Vers de nouvelles espèces cultivées en Aquitaine
ENVIRONNEMENT•Introduction de nouveaux cépages pour la vigne, remplacement de certaines cultures par d'autres plus résistantes... Les conséquences du réchauffement climatique sur les espèces cultivées seront nombreuses en Aquitaine...Mickaël Bosredon
Selon les scénarios établis par le Giec (Groupe intercontinental d’experts sur le climat), les projections font état d’une augmentation de la teneur en CO2 dans l’atmosphère, et de la température moyenne de 1,8 à 4°C au cours des prochaines décennies. Membre du Giec, Hervé Le Treut a coordonné une étude scientifique sur les impacts du réchauffement climatique sur la région Aquitaine, à la demande du conseil régional. Elle sera présentée ce mercredi.
L’Aquitaine «va être confrontée à un réchauffement systématique s’accompagnant de vagues de chaleur plus intenses, particulièrement en été, et donc de situations d’évapotranspiration des sols également plus intenses.» Plusieurs scénarios ont été étudiés, systématiquement ils montrent que «l’on obtient de 8 à 16 jours de sécheresse de plus par an, en moyenne sur 30 ans.» Ces vagues de sécheresse «n’interdisent pas des situations orageuses» et «d’autres résultats montrent aussi un accroissement possible des épisodes de pluie intense en été.»
Face à ces modifications, «toutes les plantes ne réagiront pas de la même façon» expliquent les scientifiques.
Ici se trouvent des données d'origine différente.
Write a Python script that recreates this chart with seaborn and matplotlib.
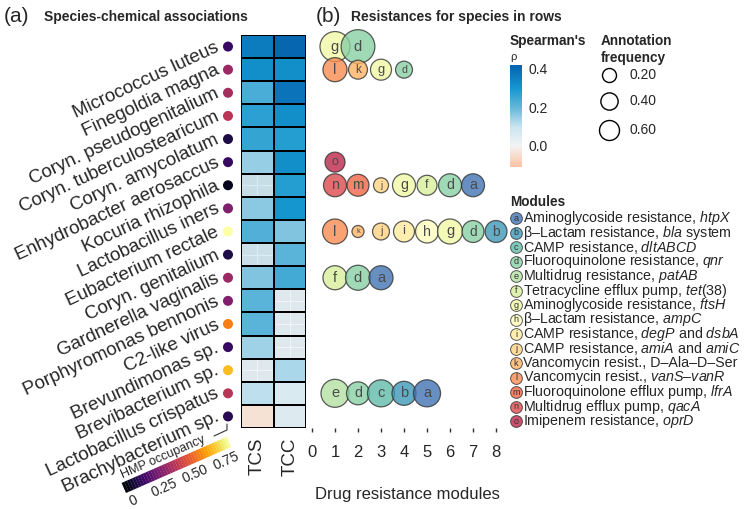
import numpy as np
import pandas as pd
import matplotlib
matplotlib.use("Agg")
import matplotlib.pyplot as plt
import seaborn as sns
from matplotlib.colors import LinearSegmentedColormap, Normalize
from matplotlib.patches import Polygon

# ---- data -----------------------------------------------------------------
species = ["Micrococcus luteus", "Finegoldia magna", "Coryn. pseudogenitalium",
           "Coryn. tuberculostearicum", "Coryn. amycolatum", "Enhydrobacter aerosaccus",
           "Kocuria rhizophila", "Lactobacillus iners", "Eubacterium rectale",
           "Coryn. genitalium", "Gardnerella vaginalis", "Porphyromonas bennonis",
           "C2-like virus", "Brevundimonas sp.", "Brevibacterium sp.",
           "Lactobacillus crispatus", "Brachybacterium sp."]
occupancy = [0.15, 0.36, 0.38, 0.42, 0.10, 0.15, 0.04, 0.30, 0.85, 0.10,
             0.36, 0.30, 0.61, 0.15, 0.72, 0.42, 0.12]
rho_tcs = [0.36, 0.32, 0.23, 0.27, 0.26, 0.15, 0.15, 0.16, 0.22, 0.14,
           0.17, 0.21, 0.21, 0.14, 0.08, 0.11, -0.04]
rho_tcc = [0.41, 0.32, 0.38, 0.32, 0.28, 0.32, 0.28, 0.30, 0.17, 0.21,
           0.24, 0.08, 0.08, 0.08, 0.13, 0.06, 0.05]
sig_tcs = [1, 1, 1, 1, 1, 1, 0, 1, 1, 0, 1, 1, 1, 1, 0, 1, 1]
sig_tcc = [1, 1, 1, 1, 1, 1, 1, 1, 1, 1, 1, 0, 0, 0, 1, 1, 1]

modules = list("abcdefghijklmno")
module_names = [
    "Aminoglycoside resistance, $\\mathit{htpX}$",
    "β–Lactam resistance, $\\mathit{bla}$ system",
    "CAMP resistance, $\\mathit{dltABCD}$",
    "Fluoroquinolone resistance, $\\mathit{qnr}$",
    "Multidrug resistance, $\\mathit{patAB}$",
    "Tetracycline efflux pump, $\\mathit{tet(38)}$",
    "Aminoglycoside resistance, $\\mathit{ftsH}$",
    "β–Lactam resistance, $\\mathit{ampC}$",
    "CAMP resistance, $\\mathit{degP}$ and $\\mathit{dsbA}$",
    "CAMP resistance, $\\mathit{amiA}$ and $\\mathit{amiC}$",
    "Vancomycin resist., D–Ala–D–Ser",
    "Vancomycin resist., $\\mathit{vanS}$–$\\mathit{vanR}$",
    "Fluoroquinolone efflux pump, $\\mathit{lfrA}$",
    "Multidrug efflux pump, $\\mathit{qacA}$",
    "Imipenem resistance, $\\mathit{oprD}$",
]

# bubbles: species row, position, module, annotation frequency
bub_row = [0, 0,
           1, 1, 1, 1,
           5,
           6, 6, 6, 6, 6, 6, 6,
           8, 8, 8, 8, 8, 8, 8, 8,
           10, 10, 10,
           15, 15, 15, 15, 15]
bub_pos = [1, 2,
           1, 2, 3, 4,
           1,
           1, 2, 3, 4, 5, 6, 7,
           1, 2, 3, 4, 5, 6, 7, 8,
           1, 2, 3,
           1, 2, 3, 4, 5]
bub_mod = ["g", "d",
           "l", "k", "g", "d",
           "o",
           "n", "m", "j", "g", "f", "d", "a",
           "l", "k", "j", "i", "h", "g", "d", "b",
           "f", "d", "a",
           "e", "d", "c", "b", "a"]
bub_freq = [1.58, 2.05,
            0.95, 0.52, 0.68, 0.38,
            0.60,
            0.85, 0.76, 0.26, 0.85, 0.60, 0.85, 0.85,
            1.04, 0.10, 0.38, 0.68, 0.85, 1.04, 0.76, 0.76,
            0.95, 1.04, 0.95,
            1.35, 0.85, 1.25, 0.95, 1.25]
size_legend = [0.20, 0.40, 0.60]

# ---- style ----------------------------------------------------------------
sns.set_theme(style="white")
plt.rcParams["font.family"] = ["Liberation Sans", "DejaVu Sans"]
plt.rcParams["mathtext.fontset"] = "custom"
plt.rcParams["mathtext.rm"] = "Liberation Sans"
plt.rcParams["mathtext.it"] = "Liberation Sans:italic"

W, H = 750, 509
fig = plt.figure(figsize=(7.5, 5.09), dpi=100)


def box(left, top, right, bottom):
    """pixel box -> figure fraction rect"""
    return [left / W, 1 - bottom / H, (right - left) / W, (bottom - top) / H]


rho_cmap = LinearSegmentedColormap.from_list("rho", [
    (0.0, "#fbc2a4"), (0.11 / 0.53, "#f3f3f3"), (0.21 / 0.53, "#c8e4f0"),
    (0.31 / 0.53, "#62b7da"), (0.41 / 0.53, "#1597cf"), (1.0, "#0562ae")])
vmin, vmax = -0.11, 0.42

pal = dict(zip(modules, sns.color_palette("Spectral_r", len(modules))))

# ---- (a) heatmap ----------------------------------------------------------
ax_h = fig.add_axes(box(241, 35, 306, 428))
ax_h.set_facecolor("#e9e9e9")
rho = pd.DataFrame({"TCS": rho_tcs, "TCC": rho_tcc}, index=species)
sig = pd.DataFrame({"TCS": sig_tcs, "TCC": sig_tcc}, index=species).astype(bool)

ax_h.hlines(np.arange(len(species)) + 0.5, 0, 2, color="white", lw=0.8, zorder=0.5)
ax_h.vlines([0.5, 1.5], 0, len(species), color="white", lw=0.8, zorder=0.5)
sns.heatmap(rho, mask=sig, cmap=rho_cmap, vmin=vmin, vmax=vmax, alpha=0.4,
            cbar=False, ax=ax_h)
sns.heatmap(rho, mask=~sig, cmap=rho_cmap, vmin=vmin, vmax=vmax,
            linewidths=1.2, linecolor="black", cbar=False, ax=ax_h)

# occupancy dots next to the species names
sns.scatterplot(x=[-0.4] * len(species), y=np.arange(len(species)) + 0.5,
                hue=occupancy, palette="inferno", hue_norm=(0, 0.85), s=52,
                linewidth=0, legend=False, clip_on=False, ax=ax_h)
ax_h.set_xlim(0, 2)
ax_h.set_ylim(len(species), 0)
ax_h.set_xticks([0.5, 1.5])
ax_h.set_xticklabels(["TCS", "TCC"], rotation=90, fontsize=13.5)
ax_h.set_yticks(np.arange(len(species)) + 0.5)
ax_h.set_yticklabels(species, rotation=25, ha="right", va="center",
                     rotation_mode="anchor", fontsize=13.5)
ax_h.tick_params(axis="y", length=1.5, width=1, pad=15, color="#333333")
ax_h.tick_params(axis="x", length=4, width=1.2, pad=3, color="#222222")
ax_h.set_xlabel("")
ax_h.set_ylabel("")
for sp in ax_h.spines.values():
    sp.set_visible(False)

# ---- (b) bubbles ----------------------------------------------------------
ax_b = fig.add_axes(box(306, 35, 508, 428))
bub = pd.DataFrame({"row": bub_row, "pos": bub_pos, "module": bub_mod,
                    "freq": bub_freq})
bub["y"] = bub["row"] + 0.5


def area(f):
    # marker area in points^2 (linear in frequency)
    return (94 + 510 * f) * 0.5184


sns.scatterplot(data=bub, x="pos", y="y", hue="module", palette=pal,
                size="freq", sizes=(area(0), area(2.1)), size_norm=(0, 2.1),
                alpha=0.8, edgecolor="#333333", linewidth=0.9, legend=False,
                clip_on=False, zorder=3, ax=ax_b)
for _, r in bub.iterrows():
    d_pt = np.sqrt(area(r["freq"]))
    ax_b.text(r["pos"], r["y"], r["module"], ha="center", va="center",
              fontsize=min(10.5, 0.62 * d_pt), color="#4a4a4a", zorder=4)
ax_b.set_xlim(-0.26, 8.52)
ax_b.set_ylim(len(species), 0)
ax_b.set_xticks(range(9))
ax_b.set_yticks([])
ax_b.tick_params(axis="x", length=3, width=1, pad=9, labelsize=12,
                 color="#333333", bottom=True)
ax_b.set_xlabel("Drug resistance modules", fontsize=12, labelpad=20)
ax_b.set_ylabel("")
for sp in ax_b.spines.values():
    sp.set_visible(False)

# ---- titles ---------------------------------------------------------------
fig.text(4 / W, 1 - 17 / H, "(a)", fontsize=15, va="center")
fig.text(44 / W, 1 - 17 / H, "Species-chemical associations", fontsize=10,
         fontweight="bold", va="center")
fig.text(316 / W, 1 - 17 / H, "(b)", fontsize=15, va="center")
fig.text(351 / W, 1 - 17 / H, "Resistances for species in rows", fontsize=10,
         fontweight="bold", va="center")

# ---- Spearman colorbar ----------------------------------------------------
ax_c = fig.add_axes(box(510, 65, 522, 167))
cb = fig.colorbar(plt.cm.ScalarMappable(norm=Normalize(vmin, vmax), cmap=rho_cmap),
                  cax=ax_c)
cb.set_ticks([0.0, 0.2, 0.4])
cb.set_ticklabels(["0.0", "0.2", "0.4"])
cb.outline.set_visible(False)
ax_c.tick_params(length=0, pad=5, labelsize=10)

# ---- overlay for hand-placed legends --------------------------------------
ov = fig.add_axes([0, 0, 1, 1], facecolor="none")
ov.set_xlim(0, W)
ov.set_ylim(H, 0)
ov.axis("off")

ov.text(510, 41, "Spearman's", fontsize=9.8, fontweight="bold", va="center")
ov.text(510, 57, "ρ", fontsize=8, va="center")

ov.text(601, 41, "Annotation", fontsize=9.8, fontweight="bold", va="center")
ov.text(601, 58, "frequency", fontsize=9.8, fontweight="bold", va="center")
for f, yy in zip(size_legend, [75, 101, 130]):
    ov.scatter([609], [yy], s=area(f), facecolor="white", edgecolor="black",
               linewidth=1)
    ov.text(630, yy, f"{f:.2f}", fontsize=10, va="center")

ov.text(510, 202, "Modules", fontsize=9.8, fontweight="bold", va="center")
for i, (m, name) in enumerate(zip(modules, module_names)):
    yy = 218 + 14.5 * i
    ov.scatter([516], [yy], s=72, color=pal[m], alpha=0.8, edgecolor="#333333",
               linewidth=0.7)
    ov.text(516, yy + 0.3, m, fontsize=6.5, ha="center", va="center",
            color="#333333")
    ov.text(523, yy, name, fontsize=10.3, va="center")

# ---- HMP occupancy colorbar (rotated) -------------------------------------
occ_cmap = plt.get_cmap("inferno")
occ_max = 0.85
p0 = np.array([126.0, 493.0])
p1 = np.array([231.0, 447.0])
u = p1 - p0
theta = np.degrees(np.arctan2(-u[1], u[0]))
nrm = np.array([-np.sin(np.radians(theta)), -np.cos(np.radians(theta))])
thick = 11
nseg = 40
for k in range(nseg):
    a0 = p0 + u * k / nseg
    a1 = p0 + u * (k + 1.05) / nseg
    poly = Polygon([a0, a1, a1 + nrm * thick, a0 + nrm * thick],
                   closed=True, color=occ_cmap((k + 0.5) / nseg), lw=0)
    ov.add_patch(poly)
for v, lab in zip([0, 0.25, 0.5, 0.75], ["0", "0.25", "0.50", "0.75"]):
    pt = p0 + u * v / occ_max - nrm * 9
    ov.text(pt[0] + 4, pt[1], lab, fontsize=10, rotation=theta,
            ha="center", va="center", rotation_mode="anchor")
tp = p0 + u * 0.42 + nrm * (thick + 7)
ov.text(tp[0], tp[1], "HMP occupancy", fontsize=9, rotation=theta,
        ha="center", va="center", rotation_mode="anchor")
ov.plot([214, 227, 227], [436, 430, 424], color="#333333", lw=0.8)

fig.savefig("out.png", dpi=100)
Et l’augmentation des températures va accroître «la possibilité de cultiver de nouvelles espèces ou variétés dans des zones considérées jusqu’ici comme trop fraîches.»
Vers des vins «trop alcoolisés et insuffisamment acides»
L’augmentation des températures a déjà accéléré le développement de la vigne. «Depuis vingt ans, cette augmentation, combinée à des pratiques culturales particulières, a conduit à une avance de la date de maturité des raisins de 15 jours en moyenne (…) Les simulations produites dans le projet Climator permettent d’envisager pour le cépage Merlot à Bordeaux une avancée de la date de floraison et de la date des vendanges d’environ 40 jours pour la fin du siècle (…)»
De nouvelles conditions de maturation «provoqueront des déséquilibres gustatifs (vins trop alcoolisés et insuffisamment acides) ainsi qu’une modification de la composition en arômes des vins produits ; elles pourront augmenter le risque d’un vieillissement prématuré des vins, en particulier pour les vins blancs.» Pour la deuxième moitié du siècle, «l’introduction de cépages tardifs non autochtones pourrait être envisagée, comme la touriga nacional, un cépage tardif portugais.»
La culture du maïs remplacé par celle du sorgho?
Concernant le maïs, «un avancement de la date de floraison d’environ 15-20 jours est attendu pour la fin du siècle, et d’environ 15 à 30 jours pour la récolte (…) On pourrait aussi s’attendre à une diminution de rendement du maïs.» Dans le cas du blé tendre et du tournesol, «il est prévu une stabilité de rendement dans le futur proche, voire une augmentation dans le futur lointain, en raison de l’accroissement de CO2 dans l’atmosphère.»
La poursuite de la culture du maïs sous irrigation «est fortement menacée dans le Sud-Ouest à échéance variable en fonction des zones de production» concluent les scientifiques. Actuellement, «des programmes de recherche de variétés moins gourmandes en eau et plus résistantes aux fortes températures est en cours pour toutes ces espèces. Le sorgho est une culture qui a des atouts indéniables d’adaptation à la sécheresse attendue grâce à son système racinaire plus profond que celui du maïs, et son feuillage moins exubérant. Elle pourrait avantageusement remplacer la culture du maïs.»
L’Aquitaine «colonisée» par le pin méditerranéen
Parallèlement, «il est très probable que de nouveaux ravageurs puissent faire leur apparition. Ainsi, des lépidoptères, des drosophiles agents de la pourriture acide ou des cochenilles vectrices de virus, cantonnés actuellement dans les zones méditerranéennes, commenceraient leur remontée.»
Du côté des forêts, les projections à l’horizon 2100 montrent que le groupe aquitain (composé de pin maritime, chêne tauzin…) «aurait tendance à s’étendre jusqu’à la Champagne et la vallée de la Saône. L’Aquitaine serait elle-même progressivement colonisée vers 2100 sur sa façade orientale (Lot, Garonne, Dordogne) par le groupe méditerranéen (chênes et pins méditerranéens).»